"Of chief interest to mathematicians, but physicists and others will be fascinated ... and intrigued by the fruitful use of non-Cartesian methods. Students ... should find the book stimulating." British Journal of Applied Physics
This study of many important curves, their geometrical properties, and their applications features material not customarily treated in texts on synthetic or analytic Euclidean geometry. Its wide coverage, which includes both algebraic and transcendental curves, extends to unusual properties of familiar curves along with the nature of lesser known curves.

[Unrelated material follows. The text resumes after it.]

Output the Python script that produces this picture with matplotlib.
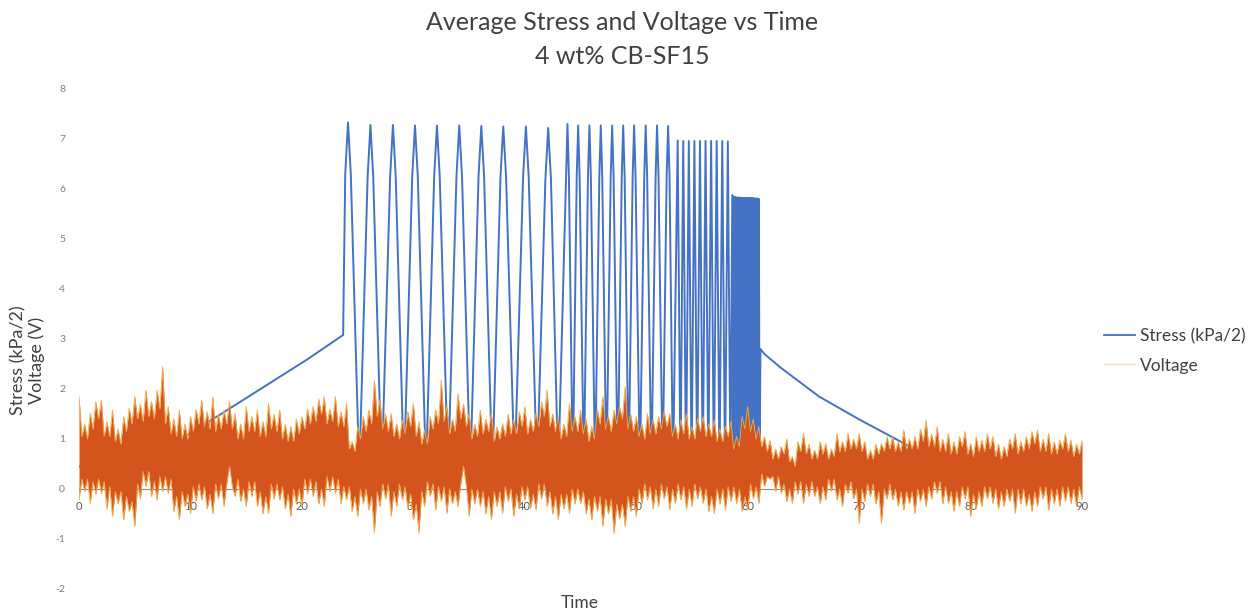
import matplotlib
matplotlib.use('Agg')
import matplotlib.pyplot as plt
from matplotlib.lines import Line2D
import numpy as np

plt.rcParams['font.family'] = ['Lato', 'DejaVu Sans']

# voltage noise band every 0.25 s (top and bottom of the hairs)
volt_time = np.arange(0, 90.01, 0.25)
volt_upper = [
    1.85, 1.05, 1.30, 1.00, 1.52, 1.20, 1.75, 1.40, 1.78, 1.05, 1.35, 1.05, 1.58, 0.95, 1.20, 0.90, 1.45, 1.15, 1.62, 1.30,
    1.85, 1.40, 1.70, 1.35, 1.98, 1.45, 1.75, 1.40, 1.98, 1.60, 2.45, 1.30, 1.65, 1.10, 1.40, 1.05, 1.58, 1.00, 1.30, 1.00,
    1.45, 1.15, 1.60, 1.30, 1.78, 1.25, 1.55, 1.20, 1.85, 1.15, 1.50, 1.20, 1.58, 1.30, 1.75, 1.20, 1.51, 1.00, 1.30, 1.00,
    1.65, 1.15, 1.45, 1.15, 1.58, 1.05, 1.35, 1.05, 1.71, 1.20, 1.50, 1.15, 1.58, 1.00, 1.30, 0.95, 1.25, 0.95, 1.40, 1.10,
    1.45, 1.20, 1.60, 1.30, 1.65, 1.35, 1.80, 1.50, 1.85, 1.30, 1.60, 1.35, 1.85, 1.25, 1.55, 1.25, 1.71, 0.80, 0.95, 0.75,
    1.25, 1.00, 1.45, 1.15, 1.58, 1.30, 2.18, 1.45, 1.78, 1.20, 1.50, 1.15, 1.51, 1.05, 1.30, 1.00, 1.38, 1.10, 1.55, 1.25,
    1.71, 1.05, 1.35, 0.90, 1.18, 0.90, 1.45, 1.20, 1.58, 1.30, 2.18, 1.35, 1.65, 1.10, 1.40, 1.15, 1.91, 1.40, 1.70, 1.25,
    1.51, 1.00, 1.30, 1.05, 1.58, 1.10, 1.40, 1.15, 1.51, 0.95, 1.25, 1.00, 1.31, 1.05, 1.50, 1.10, 1.38, 1.10, 1.55, 1.25,
    1.65, 1.10, 1.40, 1.15, 1.51, 1.25, 1.75, 1.45, 1.98, 1.25, 1.50, 1.15, 1.45, 1.00, 1.30, 1.05, 1.71, 1.15, 1.45, 1.15,
    1.58, 1.10, 1.40, 0.95, 1.25, 1.00, 1.60, 1.30, 1.85, 1.20, 1.45, 1.15, 1.58, 1.30, 1.65, 1.40, 2.05, 1.20, 1.50, 1.15,
    1.45, 1.05, 1.30, 1.00, 1.51, 1.10, 1.40, 1.10, 1.45, 1.20, 1.55, 1.25, 1.51, 1.05, 1.30, 1.00, 1.38, 1.10, 1.50, 1.00,
    1.25, 1.00, 1.40, 1.15, 1.45, 1.05, 1.30, 1.05, 1.38, 0.95, 1.20, 0.95, 1.25, 1.05, 1.35, 0.80, 1.05, 0.85, 1.45, 1.20,
    1.65, 1.15, 1.40, 1.00, 1.25, 0.85, 1.05, 0.75, 0.98, 0.60, 0.80, 0.60, 0.85, 0.70, 1.00, 0.55, 0.65, 0.45, 0.95, 0.75,
    1.11, 0.70, 0.90, 0.60, 0.78, 0.60, 0.95, 0.70, 0.91, 0.60, 0.80, 0.65, 1.11, 0.75, 0.95, 0.75, 1.11, 0.80, 1.00, 0.80,
    1.11, 0.75, 0.95, 0.60, 0.78, 0.60, 0.90, 0.70, 0.91, 0.75, 1.05, 0.80, 1.05, 0.75, 0.95, 0.75, 1.18, 0.80, 1.00, 0.80,
    1.05, 0.80, 1.20, 0.95, 1.38, 0.85, 1.10, 0.85, 1.25, 0.75, 1.00, 0.75, 1.11, 0.70, 0.95, 0.70, 1.05, 0.85, 1.15, 0.70,
    0.91, 0.65, 1.05, 0.75, 0.98, 0.75, 1.10, 0.80, 1.05, 0.65, 0.90, 0.60, 0.85, 0.65, 1.00, 0.80, 1.11, 0.70, 0.95, 0.75,
    1.05, 0.80, 1.15, 0.90, 1.18, 0.75, 1.00, 0.75, 1.11, 0.70, 0.95, 0.70, 0.98, 0.80, 1.10, 0.75, 0.98, 0.65, 0.90, 0.70,
    0.98,
]
volt_lower = [
    -0.22, 0.20, -0.05, 0.20, -0.29, 0.15, -0.10, 0.20, -0.09, 0.15, -0.40, 0.05, -0.55, -0.05, -0.30, -0.05, -0.62, -0.15, -0.45, -0.25,
    -0.75, 0.10, -0.20, 0.35, 0.05, 0.35, -0.15, 0.15, -0.22, 0.25, -0.05, 0.25, -0.09, 0.20, -0.45, -0.15, -0.62, -0.05, -0.35, -0.10,
    -0.49, 0.05, -0.25, 0.10, -0.22, 0.05, -0.40, -0.10, -0.49, 0.10, -0.20, 0.10, -0.35, 0.10, 0.45, 0.05, -0.15, 0.20, -0.25, 0.00,
    -0.35, 0.15, -0.15, 0.15, -0.35, -0.05, -0.50, -0.15, -0.49, 0.10, -0.20, 0.10, -0.22, 0.05, -0.40, -0.10, -0.55, 0.00, -0.30, 0.00,
    -0.35, 0.20, -0.10, 0.20, -0.15, 0.15, -0.30, 0.00, -0.35, 0.25, -0.05, 0.25, -0.09, 0.20, -0.30, 0.05, -0.22, 0.05, -0.45, -0.15,
    -0.55, 0.00, -0.30, 0.00, -0.42, -0.15, -0.88, -0.05, -0.35, 0.10, -0.20, 0.10, -0.55, -0.05, -0.35, 0.10, -0.22, 0.05, -0.40, -0.10,
    -0.62, -0.30, -0.88, -0.05, -0.35, 0.15, -0.15, 0.10, -0.42, 0.05, -0.25, 0.05, -0.49, 0.00, -0.30, -0.05, -0.35, 0.10, 0.45, 0.05,
    -0.55, 0.00, -0.30, 0.00, -0.35, -0.05, -0.50, -0.15, -0.62, -0.05, -0.35, -0.05, -0.49, 0.05, -0.25, 0.00, -0.55, -0.10, -0.40, 0.05,
    -0.22, 0.05, -0.40, -0.10, -0.42, 0.10, -0.20, 0.10, -0.35, -0.05, -0.50, -0.15, -0.62, -0.10, -0.40, -0.10, -0.49, 0.00, -0.30, 0.00,
    -0.29, -0.05, -0.50, -0.20, -0.62, -0.15, -0.45, -0.15, -0.75, -0.20, -0.50, -0.20, -0.89, -0.30, -0.60, -0.30, -0.75, -0.15, -0.45, -0.15,
    -0.55, 0.00, -0.30, 0.10, -0.22, 0.05, -0.40, 0.00, -0.35, 0.10, -0.20, 0.05, -0.42, 0.00, -0.30, 0.10, -0.22, 0.05, -0.40, 0.00,
    -0.35, 0.10, -0.20, 0.05, -0.29, 0.00, -0.45, -0.15, -0.49, 0.00, -0.30, 0.00, -0.42, 0.05, -0.25, 0.05, -0.29, 0.00, -0.45, -0.15,
    -0.42, 0.10, -0.20, 0.05, -0.29, 0.30, 0.05, 0.25, 0.20, 0.25, -0.05, 0.25, -0.09, 0.10, -0.25, 0.00, -0.29, 0.15, -0.10, 0.15,
    -0.29, 0.10, -0.15, 0.15, -0.15, 0.05, -0.30, 0.05, -0.22, 0.20, -0.05, 0.20, -0.22, 0.00, -0.35, 0.10, -0.09, 0.15, -0.20, 0.00,
    -0.69, 0.00, -0.25, 0.10, -0.15, 0.10, -0.30, -0.05, -0.69, 0.00, -0.20, 0.10, -0.22, 0.00, -0.35, -0.05, -0.42, -0.05, -0.30, -0.05,
    -0.49, 0.00, -0.25, 0.00, -0.35, 0.05, -0.20, 0.15, -0.09, 0.15, -0.30, 0.05, -0.29, -0.05, -0.45, -0.05, -0.35, 0.05, -0.20, 0.05,
    -0.55, -0.10, -0.40, -0.05, -0.35, 0.05, -0.20, 0.05, -0.29, 0.00, -0.40, -0.05, -0.35, 0.00, -0.25, 0.00, -0.49, 0.00, -0.30, 0.00,
    -0.35, -0.10, -0.45, -0.05, -0.35, 0.05, -0.20, 0.05, -0.42, 0.00, -0.30, 0.00, -0.35, 0.05, -0.25, 0.05, -0.29, 0.00, -0.35, 0.05,
    -0.22,
]

# stress: ramp, four groups of loading cycles, then the slow decay
stress_time = [
    0.0, 5.5, 12.6, 20.4, 23.7,
    23.89, 24.14, 24.39, 25.15,
    25.90, 26.15, 26.40, 27.16,
    27.92, 28.17, 28.42, 29.16,
    29.90, 30.15, 30.40, 31.14,
    31.87, 32.12, 32.37, 33.12,
    33.87, 34.12, 34.37, 35.11,
    35.85, 36.10, 36.35, 37.09,
    37.82, 38.07, 38.32, 39.09,
    39.85, 40.10, 40.35, 41.10,
    41.85, 42.10, 42.35, 43.00,
    43.70, 43.83, 43.96, 44.31,
    44.66, 44.79, 44.92, 45.30,
    45.67, 45.80, 45.93, 46.31,
    46.69, 46.82, 46.95, 47.33,
    47.71, 47.84, 47.97, 48.34,
    48.70, 48.83, 48.96, 49.32,
    49.68, 49.81, 49.94, 50.33,
    50.72, 50.85, 50.98, 51.36,
    51.74, 51.87, 52.00, 52.37,
    52.73, 52.86, 52.99, 53.30,
    53.72, 53.97, 54.22, 54.47, 54.72, 54.97, 55.22, 55.47, 55.72, 55.97,
    56.22, 56.47, 56.72, 56.97, 57.22, 57.47, 57.72, 57.97, 58.22, 58.45,
    58.62, 58.68, 58.75, 58.81, 58.87, 58.93, 59.00, 59.06, 59.12, 59.18,
    59.25, 59.31, 59.37, 59.43, 59.50, 59.56, 59.62, 59.68, 59.75, 59.81,
    59.87, 59.93, 60.00, 60.06, 60.12, 60.18, 60.25, 60.31, 60.37, 60.43,
    60.50, 60.56, 60.62, 60.68, 60.75, 60.81, 60.87, 60.93, 61.00, 61.07,
    61.15, 61.5, 63.0, 66.4, 70.1, 74.8, 78.0,
]
stress_value = [
    0.45, 0.50, 1.48, 2.58, 3.08,
    6.30, 7.33, 6.30, 0.30,
    6.25, 7.28, 6.25, 0.30,
    6.25, 7.28, 6.25, 0.30,
    6.25, 7.27, 6.25, 0.30,
    6.25, 7.27, 6.25, 0.30,
    6.25, 7.27, 6.25, 0.30,
    6.25, 7.26, 6.25, 0.30,
    6.25, 7.25, 6.25, 0.30,
    6.25, 7.25, 6.25, 0.30,
    6.20, 7.22, 6.20, 0.30,
    6.25, 7.30, 6.25, 0.30,
    6.25, 7.27, 6.25, 0.30,
    6.25, 7.27, 6.25, 0.30,
    6.25, 7.27, 6.25, 0.30,
    6.25, 7.27, 6.25, 0.30,
    6.25, 7.27, 6.25, 0.30,
    6.25, 7.27, 6.25, 0.30,
    6.25, 7.27, 6.25, 0.30,
    6.25, 7.27, 6.25, 0.30,
    6.25, 7.26, 6.25, 0.30,
    6.97, 0.30, 6.96, 0.30, 6.96, 0.30, 6.96, 0.30, 6.96, 0.30,
    6.96, 0.30, 6.96, 0.30, 6.96, 0.30, 6.96, 0.30, 6.95, 0.40,
    5.88, 0.40, 5.85, 0.40, 5.84, 0.40, 5.83, 0.40, 5.83, 0.40,
    5.83, 0.40, 5.82, 0.40, 5.82, 0.40, 5.82, 0.40, 5.82, 0.40,
    5.82, 0.40, 5.82, 0.40, 5.82, 0.40, 5.82, 0.40, 5.82, 0.40,
    5.82, 0.40, 5.81, 0.40, 5.81, 0.40, 5.81, 0.40, 5.80, 0.50,
    2.80, 2.70, 2.42, 1.85, 1.38, 0.82, 0.50,
]

x_ticks = list(range(0, 91, 10))
y_ticks = list(range(-2, 9))

blue = '#4472C4'
orange = '#D4541E'
fringe = '#F2AC45'

fig = plt.figure(figsize=(12.6, 6.13), dpi=100)
ax = fig.add_axes([79 / 1260, 1 - 589 / 613, (1082 - 79) / 1260, 500 / 613])

ax.axhline(0, color='#8c8c8c', lw=0.8, zorder=1)
ax.plot(stress_time, stress_value, color=blue, lw=1.4, zorder=2,
        solid_joinstyle='round')
ax.fill_between(volt_time, volt_lower, volt_upper, color=orange, lw=0, zorder=2.3)
ax.plot(volt_time, volt_upper, color=fringe, lw=0.6, zorder=2.35)
ax.plot(volt_time, volt_lower, color=fringe, lw=0.6, zorder=2.35)

ax.set_xlim(0, 90)
ax.set_ylim(-2, 8)
ax.set_xticks(x_ticks)
ax.set_yticks(y_ticks)
ax.set_xticklabels([str(v) for v in x_ticks])
ax.set_yticklabels([str(v) for v in y_ticks])
for s in ax.spines.values():
    s.set_visible(False)
ax.spines['bottom'].set_position(('data', 0))
ax.tick_params(axis='x', length=0, pad=9, labelsize=8, labelcolor='#595959')
ax.tick_params(axis='y', length=0, pad=10, labelsize=7.5, labelcolor='#7f7f7f')
ax.set_facecolor('none')

fig.text(0.494, 1 - 23 / 613, 'Average Stress and Voltage vs Time', ha='center',
         va='center', fontsize=18, color='#404040')
fig.text(0.494, 1 - 56 / 613, '4 wt% CB-SF15', ha='center', va='center',
         fontsize=18, color='#404040')
fig.text(580 / 1260, 1 - 603 / 613, 'Time', ha='center', va='center',
         fontsize=12.5, color='#404040')
fig.text(28 / 1260, 1 - 360 / 613, 'Stress (kPa/2)\nVoltage (V)', ha='center',
         va='center', rotation=90, fontsize=13, color='#404040',
         multialignment='center', linespacing=1.15)

handles = [Line2D([], [], color=blue, lw=1.3),
           Line2D([], [], color='#F5DDA8', lw=1.0)]
fig.legend(handles, ['Stress (kPa/2)', 'Voltage'], loc='center left',
           bbox_to_anchor=(1088 / 1260, 1 - 351 / 613), frameon=False,
           fontsize=12.5, handlelength=1.8, handletextpad=0.3, labelspacing=0.75,
           labelcolor='#404040')

fig.savefig('out.png', dpi=100)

Informative discussions of the line, circle, parabola, ellipse, and hyperbola presuppose only the most elementary facts. The less common curves cissoid, strophoid, spirals, the leminscate, cycloid, epicycloid, cardioid, and many others receive introductions that explain both their basic and advanced properties. Derived curves-the involute, evolute, pedal curve, envelope, and orthogonal trajectories-are also examined, with definitions of their important applications. These range through the fields of optics, electric circuit design, hydraulics, hydrodynamics, classical mechanics, electromagnetism, crystallography, gear design, road engineering, orbits of subatomic particles, and similar areas in physics and engineering. The author represents the points of the curves by complex numbers, rather than the real Cartesian coordinates, an approach that permits simple, direct, and elegant proofs.